Peer-Reviewed Journal Details
Mandatory Fields
Cheng, Z;O'Sullivan, MG;Kerry, JP;Drake, MA;Miao, S;Kaibo, D;Kilcawley, KN
Food Research International
A cross-cultural sensory analysis of skim powdered milk produced from pasture and non-pasture diets
WOS: 11 ()
Optional Fields
Understanding potential cross-cultural sensory differences in the perception of Irish dairy products is important for key markets such as the USA and China. As most Irish dairy products are produced from pasture derived milk, this study investigated the impact of pasture and non-pasture diets on the cross cultural sensory perception of skim milk powder (SMP) in Ireland, USA and China. SMP was produced from cows fed outdoors on ryegrass (GRS), ryegrass/white clover (CLV), and indoors on trial mixed rations (TMR). SMP samples were evaluated by Irish (n = 78), USA (n = 100) and Chinese (n = 106) consumers using an identical hedonic sensory acceptance test in Ireland, USA and China.
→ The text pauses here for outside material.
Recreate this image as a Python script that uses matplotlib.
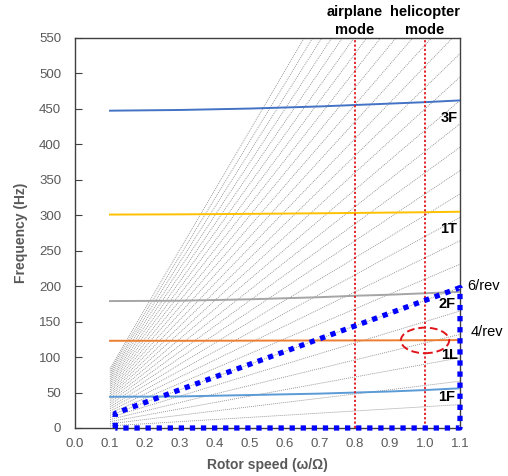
import matplotlib
matplotlib.use("Agg")
import matplotlib.pyplot as plt
from matplotlib.patches import Ellipse
import numpy as np

# ---- data ----
rotor_speed = [0.1, 0.3, 0.5, 0.7, 0.8, 0.9, 1.0, 1.1]
mode_3F = [447.5, 448.5, 450.5, 453.5, 455.5, 457.5, 459.5, 462.0]
mode_1T = [301.0, 301.3, 302.0, 302.8, 303.3, 303.8, 304.3, 305.0]
mode_2F = [179.0, 179.5, 181.5, 184.5, 186.5, 188.0, 190.0, 192.0]
mode_1L = [123.0, 123.0, 123.2, 123.4, 123.5, 123.6, 123.8, 124.0]
mode_1F = [44.0, 44.5, 46.5, 48.5, 50.0, 51.5, 53.5, 56.0]
mode_names = ["3F", "1T", "2F", "1L", "1F"]
mode_colors = ["#4472C4", "#FFC000", "#A5A5A5", "#ED7D31", "#5B9BD5"]

rev_orders = list(range(1, 29))     # per-rev excitation lines
rev_base_hz = 30.0                  # 1/rev frequency at omega/Omega = 1
rev_x_range = [0.1, 1.1]

op_modes = ["airplane\nmode", "helicopter\nmode"]
op_speeds = [0.8, 1.0]

region_order = 6
region_x = [0.115, 1.1]

x_ticks = [0.0, 0.1, 0.2, 0.3, 0.4, 0.5, 0.6, 0.7, 0.8, 0.9, 1.0, 1.1]
y_ticks = [0, 50, 100, 150, 200, 250, 300, 350, 400, 450, 500, 550]

# ---- figure ----
plt.rcParams['font.family'] = ['Liberation Sans', 'DejaVu Sans']
fig = plt.figure(figsize=(5.08, 4.76), dpi=100)
ax = fig.add_axes([75/508, 48/476, 385/508, 390/476])

# per-rev fan
xr = np.array(rev_x_range)
for n in rev_orders:
    ax.plot(xr, n * rev_base_hz * xr, color="#8E8E8E", lw=0.6,
            ls=(0, (1.2, 1.2)), zorder=1)

# modes
for vals, name, col in zip([mode_3F, mode_1T, mode_2F, mode_1L, mode_1F],
                           mode_names, mode_colors):
    ax.plot(rotor_speed, vals, color=col, lw=1.4, zorder=3)

# operating speeds
for s in op_speeds:
    ax.plot([s, s], [0, 550], color="#E0151B", lw=1.3, ls=(0, (1.2, 1.2)), zorder=4)

# region polygon
x0, x1 = region_x
poly_x = [x0, x0, x1, x1, x0]
poly_y = [0, region_order * rev_base_hz * x0, region_order * rev_base_hz * x1, 0, 0]
ax.plot(poly_x, poly_y, color="#0000FF", lw=3.8, ls=(0, (1, 1.1)),
        zorder=5, clip_on=False, solid_capstyle='butt', dash_capstyle='butt')

# ellipse
ax.add_patch(Ellipse((1.0, 123.5), 0.138, 36, fill=False, ec="#E0151B",
                     lw=1.4, ls=(0, (4, 2)), zorder=6))

# labels of modes
lbl = dict(fontsize=10.5, fontweight='bold', color='black', ha='center', va='center', zorder=7)
ax.text(1.07, 437, "3F", **lbl)
ax.text(1.066, 280, "1T", **lbl)
ax.text(1.063, 175, "2F", **lbl)
ax.text(1.07, 103, "1L", **lbl)
ax.text(1.063, 44, "1F", **lbl)
ax.text(1.168, 200, "6/rev", fontsize=10.5, color='black',
        ha='center', va='center', clip_on=False)
ax.text(1.178, 135, "4/rev", fontsize=10.5, color='black',
        ha='center', va='center', clip_on=False)
for s, t in zip(op_speeds, op_modes):
    ax.text(s, 552, t, fontsize=10.5, fontweight='bold', color='black',
            ha='center', va='bottom', linespacing=1.3, clip_on=False)

ax.set_xlim(0, 1.1)
ax.set_ylim(0, 550)
ax.set_xticks(x_ticks)
ax.set_xticklabels([f"{v:.1f}" for v in x_ticks])
ax.set_yticks(y_ticks)
ax.tick_params(axis='y', direction='in', length=5, colors='#404040',
               labelcolor='#595959', labelsize=9.5, pad=10)
ax.tick_params(axis='x', length=0, labelcolor='#595959', labelsize=9.5, pad=7)
for sp in ax.spines.values():
    sp.set_color('#404040')
    sp.set_linewidth(1.0)

ax.set_xlabel("Rotor speed (ω/Ω)", fontsize=10, fontweight='bold', color='#595959', labelpad=6)
ax.set_ylabel("Frequency (Hz)", fontsize=10, fontweight='bold', color='#595959', labelpad=8)

fig.savefig("out.png", dpi=100)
Optimized Descriptive Profiling (ODP) was performed using trained assessors familiar with dairy products in Ireland (n = 25) and China (n = 22), and traditional descriptive analysis was undertaken by a trained panel (n = 7) in the USA. Volatile analysis was undertaken on each SMP sample. Hedonic assessment found that USA consumers preferred SMP derived from TMR, and Irish consumers preferred SMP from either GRS or CLV. Chinese consumers perceived SMP samples differently to the USA and Irish consumers, but preference was not influenced by diet. Both Irish and Chinese trained assessors found it more difficult to discern differences between GRS or CLV SMP, but could differentiate TMR SMP. Irish assessors preferred GRS and CLV SMP. Chinese and Irish assessors had different preferences for many attributes. Trained USA panelists found significant differences, exclusively associating pasture based diets with "cowy/barny" and "cardboard/wet paper" attributes and more intense "grassy/hay" attributes than in TMR SMP. The abundance of ten volatile compounds differed significantly based on diet with acetoin derived from carbohydrate metabolism at much greater abundance in TMR SMP. This study found that sensory perception and volatile profiles of SMP were influenced by diet and differences in sensory perception existed between the three cultural groups. Irish and USA sensory responses aligned with familiarity of dairy products derived from pasture and non-pasture diets, respectively, and Chinese sensory responses differed to Irish and USA responses likely reflecting their lack of familiarity with dairy products.